Nature-based solutions from mangrove restoration to regenerative agriculture should be treated as investable infrastructure, not just philanthropic projects. Blended finance mechanisms, enhanced by AI models that quantify avoided losses and long-term asset protection, can translate ecosystem resilience into measurable risk-adjusted returns. Tools such as ClimateAi and Jupiter Intelligence are already providing predictive models that help underwriters and asset managers account for physical climate risk in real time.

Artificial Intelligence does not just help us respond to climate risk, it helps us price resilience as a financial asset.

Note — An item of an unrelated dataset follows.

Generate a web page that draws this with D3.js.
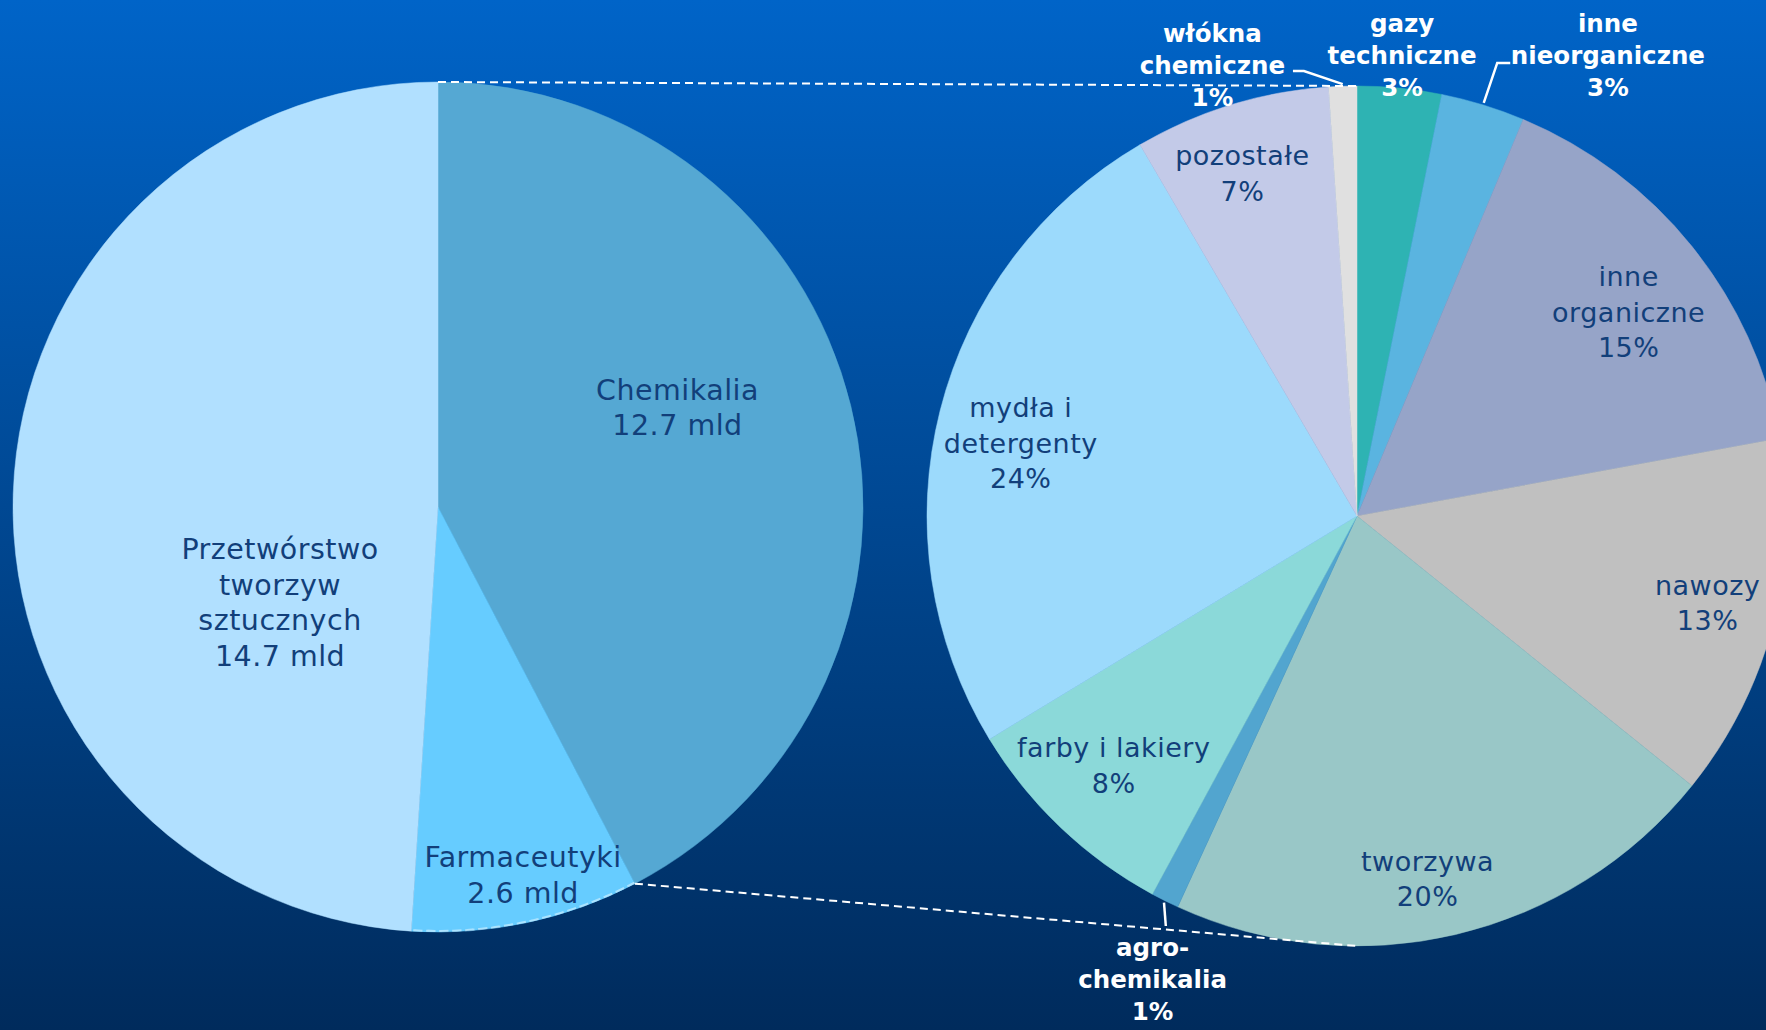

From ESG promises to capital deployment

We have the tools. We have the capital. What we now require is leadership and alignment. If institutional investors truly wish to fulfill the promise of ESG investing, blended finance – powered by artificial intelligence –  must become standard operating practice, not a developmental experiment.

This is a familiar lesson. During the 2008 financial crisis, I helped restructure companies to weather uncertainty. In the years since, I have mobilized nearly $1 billion in capital toward impact ventures. One constant has remained: Every crisis forces us to redraw the boundaries of what capital can do.

This is not about charity. It is about investing in the very systems – such as health, education, energy and food – that underpin both development and long-term portfolio stability. It is not about handing out fish, or even teaching people to fish. It is about investing in the entire fishing industry, so it becomes a sustainable engine for communities and returns alike.

If we are serious about connecting Wall Street to the world’s streets, we must build an AI-powered blended finance architecture that is scalable, transparent, and inclusive.


Florian Kemmerich is the co-founder and managing partner of Human Planet (formerly KOIS Advisory), a capital advisory firm working at the intersection of technology, impact investing, and development finance.